District attorney wants to jail people for rapping and posting on Facebook

Bonnie Dumanis
Photo by David Rolland

San Diego County District Attorney Bonnie Dumanis is out of control. Her office filed charges against 15 San Diego men for conspiracy to commit various violent crimes even though there’s no evidence that they had anything to do with the offenses. To us, it looks like yet another example of brazen, systemic harassment of young African-American men, and it’s clearly a violation of constitutionally protected freedom of speech and, possibly, freedom of association.

The case gained notoriety last last year when the news media focused on one defendant, Brandon Duncan, a gangsta rapper who performs under the name Tiny Doo. Prosecutors claim he’s guilty of conspiracy to commit specific violent crimes because he’s allegedly benefitted from music he’s produced that depicts violence and gang membership. They’ll attempt to prove that he’s associated with the gang that’s responsible for certain shootings. The ACLU of San Diego and Imperial Counties has taken up his case, having officially asked the court to dismiss the charges.

Voice of San Diego profiled a second defendant, Aaron Harvey, who, like Duncan, has no criminal record and is being linked to the “conspiracy” based on his Facebook posts, which say nothing about particular crimes but allegedly associate him with the same Lincoln Park gang. Harvey was in Las Vegas when he was arrested; he told Voice he moved there to get away from police harassment in San Diego.

Harvey’s story is that he’s simply a resident of a neighborhood known for gang activity and that he’s gotten caught up in law-enforcement’s net because he’s socialized with friends and neighbors who are alleged gang members. We don’t know the extent of his association with people who may or may not have committed crimes, but what doesn’t seem in dispute is that authorities have no evidence that he had anything to do with the crimes at the root of the case.

The Voice story, written by managing editor Sara Libby, correctly states that being a member of a gang isn’t a crime in and of itself, and that “if Dumanis is successful, she’d effectively make it one—because anyone documented as a gang member could be held responsible for the crimes of any other member, so long as the crime benefited the gang somehow.” Prosecutors are arguing that Harvey benefits from the crime in increased street cred. As a matter of criminal justice, that’s absurd and insane.

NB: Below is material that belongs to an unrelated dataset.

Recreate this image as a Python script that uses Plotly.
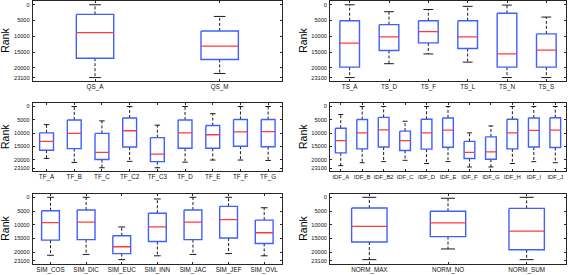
import plotly.graph_objects as go

# ---------------- data (rank statistics) ----------------
qs_labels = ["QS_A", "QS_M"]
qs_wlo = [0, 3700]
qs_q1 = [3050, 8300]
qs_med = [8850, 13150]
qs_q3 = [16950, 17350]
qs_whi = [23100, 21800]

ts_labels = ["TS_A", "TS_D", "TS_F", "TS_L", "TS_N", "TS_S"]
ts_wlo = [0, 2200, 1500, 500, 100, 3900]
ts_q1 = [5050, 6300, 5050, 5050, 2700, 9250]
ts_med = [12200, 10200, 8500, 10200, 15600, 14400]
ts_q3 = [19800, 14500, 12100, 13900, 19800, 19800]
ts_whi = [23100, 18700, 15600, 18200, 23100, 23100]

tf_labels = ["TF_A", "TF_B", "TF_C", "TF_C2", "TF_C3", "TF_D", "TF_E", "TF_F", "TF_G"]
tf_wlo = [6800, 0, 5400, 0, 7000, 0, 2700, 0, 0]
tf_q1 = [9900, 5050, 10100, 4300, 11700, 5050, 7150, 4900, 4900]
tf_med = [13100, 10100, 17200, 9100, 17900, 9900, 10600, 9500, 9400]
tf_q3 = [16400, 15800, 19900, 15200, 20700, 15700, 15700, 14900, 15100]
tf_whi = [19500, 21000, 23000, 20600, 23000, 20900, 20100, 20100, 20250]

idf_labels = ["IDF_A", "IDF_B", "IDF_B2", "IDF_C", "IDF_D", "IDF_E",
              "IDF_F", "IDF_G", "IDF_H", "IDF_I", "IDF_J"]
idf_wlo = [3000, 0, 0, 5550, 0, 0, 9900, 7300, 0, 0, 0]
idf_q1 = [8150, 4900, 4100, 9250, 4800, 4300, 13100, 11400, 4800, 4300, 4200]
idf_med = [12800, 9900, 8800, 12800, 9900, 8900, 17200, 17000, 9900, 9000, 8900]
idf_q3 = [17400, 15900, 15200, 16500, 16000, 15300, 19500, 19800, 15900, 15200, 15400]
idf_whi = [22200, 21100, 20700, 20200, 21400, 20700, 22700, 22700, 21400, 20700, 21100]

sim_labels = ["SIM_COS", "SIM_DIC", "SIM_EUC", "SIM_INN", "SIM_JAC", "SIM_JEF", "SIM_OVL"]
sim_wlo = [0, 0, 10800, 600, 0, 0, 3800]
sim_q1 = [4900, 4650, 14000, 5800, 4650, 3300, 8300]
sim_med = [9200, 9050, 18000, 10800, 9050, 8100, 12900]
sim_q3 = [15600, 15400, 20500, 16100, 15400, 14800, 16800]
sim_whi = [21100, 20800, 22700, 21300, 20800, 20500, 21300]

norm_labels = ["NORM_MAX", "NORM_NO", "NORM_SUM"]
norm_wlo = [0, 350, 0]
norm_q1 = [3900, 5100, 4050]
norm_med = [10600, 9300, 12300]
norm_q3 = [16300, 14300, 19100]
norm_whi = [22700, 18800, 22700]

rank_tickvals = [0, 5000, 10000, 15000, 20000, 23100]
rank_ticktext = ["0", "5000", "10000", "15000", "20000", "23100"]

panels = [
    (qs_labels, qs_wlo, qs_q1, qs_med, qs_q3, qs_whi),
    (ts_labels, ts_wlo, ts_q1, ts_med, ts_q3, ts_whi),
    (tf_labels, tf_wlo, tf_q1, tf_med, tf_q3, tf_whi),
    (idf_labels, idf_wlo, idf_q1, idf_med, idf_q3, idf_whi),
    (sim_labels, sim_wlo, sim_q1, sim_med, sim_q3, sim_whi),
    (norm_labels, norm_wlo, norm_q1, norm_med, norm_q3, norm_whi),
]

# ---------------- styles / layout ----------------
W, H = 568, 275
box_w = [0.3, 0.5, 0.5, 0.5, 0.5, 0.45]
cap_w = [0.094, 0.25, 0.2, 0.23, 0.19, 0.178]
xfont = [6.3, 6.3, 6.3, 5.9, 6.3, 6.3]
col_px = [(32.7, 282.0), (330.0, 566.0)]
row_px = [(1.0, 80.7), (103.3, 170.7), (194.0, 263.5)]

BOX_C = "#3f5fff"
MED_C = "#ff3b3b"
AX_C = "#262626"
FONT = "Liberation Sans, Arial, sans-serif"

fig = go.Figure()

for i, (labels, wlo, q1, med, q3, whi) in enumerate(panels):
    n = len(labels)
    pos = list(range(1, n + 1))
    xa = "x" if i == 0 else f"x{i+1}"
    ya = "y" if i == 0 else f"y{i+1}"
    hb = box_w[i] / 2
    hc = cap_w[i] / 2

    bx, by, mx, my, wx, wy, cx, cy = [], [], [], [], [], [], [], []
    for p, a, b, m, c, d in zip(pos, wlo, q1, med, q3, whi):
        bx += [p - hb, p + hb, p + hb, p - hb, p - hb, None]
        by += [b, b, c, c, b, None]
        mx += [p - hb, p + hb, None]
        my += [m, m, None]
        wx += [p, p, None, p, p, None]
        wy += [b, a, None, c, d, None]
        cx += [p - hc, p + hc, None, p - hc, p + hc, None]
        cy += [a, a, None, d, d, None]

    common = dict(xaxis=xa, yaxis=ya, mode="lines", showlegend=False, hoverinfo="skip")
    fig.add_trace(go.Scatter(x=wx, y=wy, line=dict(color="black", width=0.9, dash="3px,2px"), **common))
    fig.add_trace(go.Scatter(x=cx, y=cy, line=dict(color="black", width=0.9), **common))
    fig.add_trace(go.Scatter(x=bx, y=by, line=dict(color=BOX_C, width=1.4), **common))
    fig.add_trace(go.Scatter(x=mx, y=my, line=dict(color=MED_C, width=1.3), **common))

    r, c = divmod(i, 2)
    x0, x1 = col_px[c]
    y0, y1 = row_px[r]
    xdom = [x0 / W, x1 / W]
    ydom = [1 - y1 / H, 1 - y0 / H]

    fig.layout[("xaxis" if i == 0 else f"xaxis{i+1}")] = dict(
        domain=xdom, anchor=ya, range=[0.5, n + 0.5],
        tickmode="array", tickvals=pos, ticktext=labels, tickangle=0,
        showline=True, linecolor=AX_C, linewidth=1, mirror="ticks",
        ticks="inside", ticklen=2, tickcolor=AX_C, showgrid=False, zeroline=False,
        tickfont=dict(family=FONT, size=xfont[i], color="#111111"),
        ticklabelstandoff=0,
    )
    fig.layout[("yaxis" if i == 0 else f"yaxis{i+1}")] = dict(
        domain=ydom, anchor=xa, range=[24100, -1200],
        tickmode="array", tickvals=rank_tickvals, ticktext=rank_ticktext,
        showline=True, linecolor=AX_C, linewidth=1, mirror="ticks",
        ticks="inside", ticklen=2, tickcolor=AX_C, showgrid=False, zeroline=False,
        tickfont=dict(family=FONT, size=5.6, color="#111111"),
        ticklabelstandoff=1,
    )
    title_x = 5 if c == 0 else 303
    fig.add_annotation(
        text="Rank", textangle=-90, xref="paper", yref="paper",
        x=title_x / W, y=(ydom[0] + ydom[1]) / 2, showarrow=False,
        xanchor="center", yanchor="middle",
        font=dict(family=FONT, size=10.5, color="black"),
    )

fig.update_layout(
    width=W, height=H, margin=dict(l=0, r=0, t=0, b=0),
    paper_bgcolor="white", plot_bgcolor="white",
)

fig.write_html(
    "out.html",
    config={"displayModeBar": False, "staticPlot": True},
    post_script="document.body.style.margin='0';document.body.style.overflow='hidden';",
)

ACLU lawyers take issue with a couple of statements in Libby’s story, such as the assertion that what Dumanis is attempting is “perfectly constitutional” under federal law and that “Harvey’s case has none of those sexy First Amendment issues” contained in Duncan’s case.

From the ACLU’s perspective, the prosecution of both Harvey and Duncan is perfectly unconstitutional—a judge already dismissed conspiracy charges against several defendants—and lawyers point out that Harvey’s case has as much to do with the First Amendment as Duncan’s case: Harvey’s Facebook posts are equally as protected as Duncan’s rap lyrics.

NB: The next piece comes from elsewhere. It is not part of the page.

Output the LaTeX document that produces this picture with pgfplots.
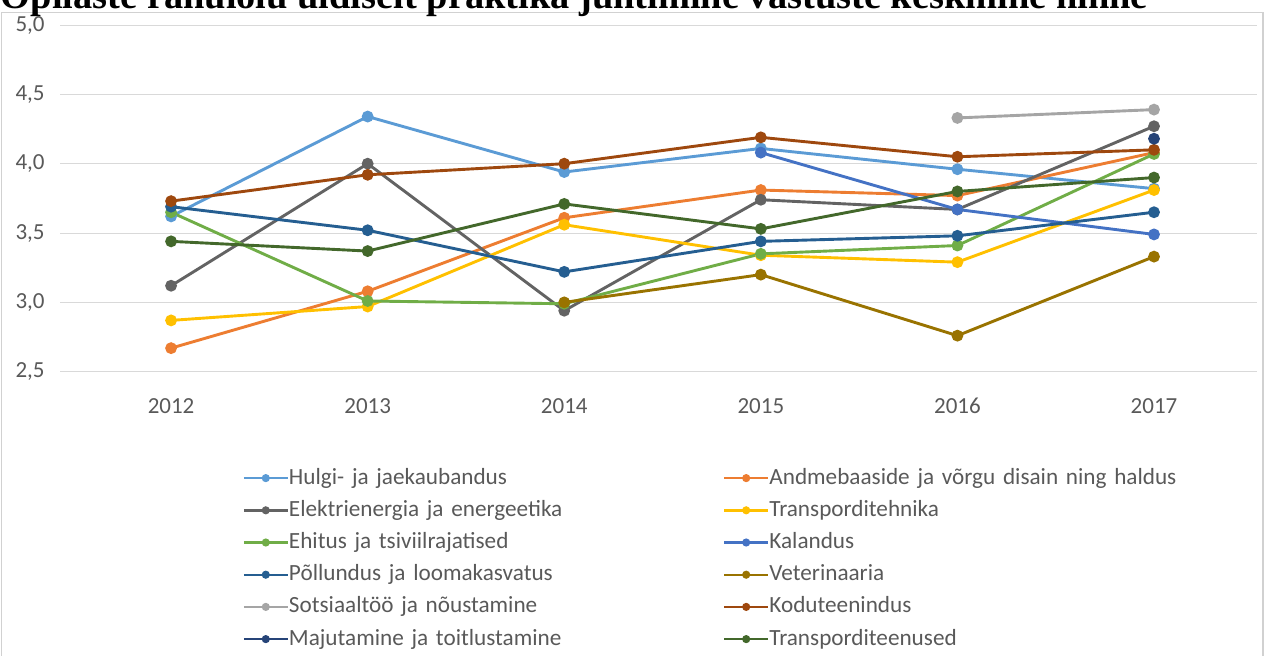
\documentclass[border=0pt]{standalone}
\usepackage{fontspec}
\setmainfont{Carlito}
\newfontfamily\titlefont{Liberation Serif}
\usepackage{pgfplots}
\pgfplotsset{compat=1.18}
\definecolor{cA}{HTML}{5B9BD5}
\definecolor{cB}{HTML}{ED7D31}
\definecolor{cC}{HTML}{636363}
\definecolor{cD}{HTML}{FFC000}
\definecolor{cE}{HTML}{70AD47}
\definecolor{cF}{HTML}{4472C4}
\definecolor{cG}{HTML}{255E91}
\definecolor{cH}{HTML}{997300}
\definecolor{cI}{HTML}{A5A5A5}
\definecolor{cJ}{HTML}{9E480E}
\definecolor{cK}{HTML}{264478}
\definecolor{cL}{HTML}{43682B}
\definecolor{txt}{HTML}{595959}
\definecolor{gridc}{HTML}{D9D9D9}
\pgfplotsset{
  ser/.style={color=#1, line width=1.45pt, mark=*, mark size=2.2pt, mark options={solid}},
}

\begin{document}
\begin{tikzpicture}
\draw[color=black!18, line width=0.6pt] (0.8pt,-6.4pt) rectangle (631.5pt,-340pt);
% the title is cut by the top edge, as in the source picture
\node[anchor=base west, inner sep=0pt, font=\titlefont\bfseries\fontsize{19.2}{22}\selectfont] at (0.3pt,-4.2pt)
  {Õpilaste rahulolu üldiselt praktika juhtimine vastuste keskmine hinne};
\begin{axis}[
  at={(30pt,-185.85pt)}, anchor=south west,
  scale only axis, width=598.5pt, height=173.35pt,
  xmin=2011.435, xmax=2017.524, ymin=2.5, ymax=5,
  xtick={2012,2013,2014,2015,2016,2017},
  xticklabels={2012,2013,2014,2015,2016,2017},
  ytick={2.5,3,3.5,4,4.5,5},
  /pgf/number format/assume math mode=true,
  axis line style={draw=none}, major tick length=0pt,
  ymajorgrids, grid style={gridc, line width=0.5pt},
  tick label style={font=\fontsize{11.5}{13}\selectfont, text=txt},
  xticklabel style={anchor=north, inner sep=0pt, yshift=-13pt},
  yticklabel style={anchor=east, inner sep=0pt, xshift=-7.5pt,
    /pgf/number format/fixed, /pgf/number format/fixed zerofill,
    /pgf/number format/precision=1, /pgf/number format/use comma},
  legend columns=2, legend cell align=left,
  legend style={at={(0.1522,-0.2734)}, anchor=north west, draw=none, fill=none,
    font=\fontsize{11.6}{14}\selectfont, text=txt, row sep=4.9pt, inner sep=0pt,
    nodes={inner sep=0pt, text width=217pt, align=left, text height=8.6pt, text depth=2.6pt}},
  legend image code/.code={\draw[mark repeat=2,mark phase=2,#1] plot coordinates {(0pt,0pt)(11pt,0pt)(22pt,0pt)};},
  legend image post style={mark size=1.4pt, line width=1.2pt},
  clip=false,
]
\addplot[ser=cA] coordinates {(2012,3.62) (2013,4.34) (2014,3.94) (2015,4.11) (2016,3.96) (2017,3.82)};
\addplot[ser=cB] coordinates {(2012,2.67) (2013,3.08) (2014,3.61) (2015,3.81) (2016,3.77) (2017,4.08)};
\addplot[ser=cC] coordinates {(2012,3.12) (2013,4.00) (2014,2.94) (2015,3.74) (2016,3.67) (2017,4.27)};
\addplot[ser=cD] coordinates {(2012,2.87) (2013,2.97) (2014,3.56) (2015,3.34) (2016,3.29) (2017,3.81)};
\addplot[ser=cE] coordinates {(2012,3.65) (2013,3.01) (2014,2.99) (2015,3.35) (2016,3.41) (2017,4.07)};
\addplot[ser=cF] coordinates {(2015,4.08) (2016,3.67) (2017,3.49)};
\addplot[ser=cG] coordinates {(2012,3.69) (2013,3.52) (2014,3.22) (2015,3.44) (2016,3.48) (2017,3.65)};
\addplot[ser=cH] coordinates {(2014,3.00) (2015,3.20) (2016,2.76) (2017,3.33)};
\addplot[ser=cI] coordinates {(2016,4.33) (2017,4.39)};
\addplot[ser=cJ] coordinates {(2012,3.73) (2013,3.92) (2014,4.00) (2015,4.19) (2016,4.05) (2017,4.10)};
\addplot[ser=cK] coordinates {(2017,4.18)};
\addplot[ser=cL] coordinates {(2012,3.44) (2013,3.37) (2014,3.71) (2015,3.53) (2016,3.80) (2017,3.90)};
\legend{Hulgi- ja jaekaubandus, Andmebaaside ja võrgu disain ning haldus,
  Elektrienergia ja energeetika, Transporditehnika,
  Ehitus ja tsiviilrajatised, Kalandus,
  Põllundus ja loomakasvatus, Veterinaaria,
  Sotsiaaltöö ja nõustamine, Koduteenindus,
  Majutamine ja toitlustamine, Transporditeenused}
\end{axis}
\pgfresetboundingbox
\useasboundingbox (0,0) rectangle (634.5pt,-327.5pt);
\end{tikzpicture}
\end{document}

We understand what Dumanis is trying to do. She’s using any trick she can find in the book—in this case a section in the state Penal Code that may never have been used for this purpose—to interfere with gang activity. Our guess is this is a message to young folks to avoid even associating with gangs and gang members. To a point, we applaud robust efforts to disrupt gang violence and organized crime, particularly when it involves the exploitation of girls and young women.

However, this is an obscene overreach by Dumanis and her office. We predict that on some rung of the judicial ladder, Dumanis will be dealt yet another embarrassing defeat. If not—if courts up and down the justice system somehow uphold her interpretation of how people benefit from extremely loose gang ties—she will have done severe damage to freedom of speech, freedom of artistic expression and freedom to associate with groups or other individuals.

Dumanis and her team of prosecutors and investigators should stick to going after real criminals who commit real crimes, and they should try to avoid providing clear examples of the kind of harassment that African-Americans across the county have been protesting.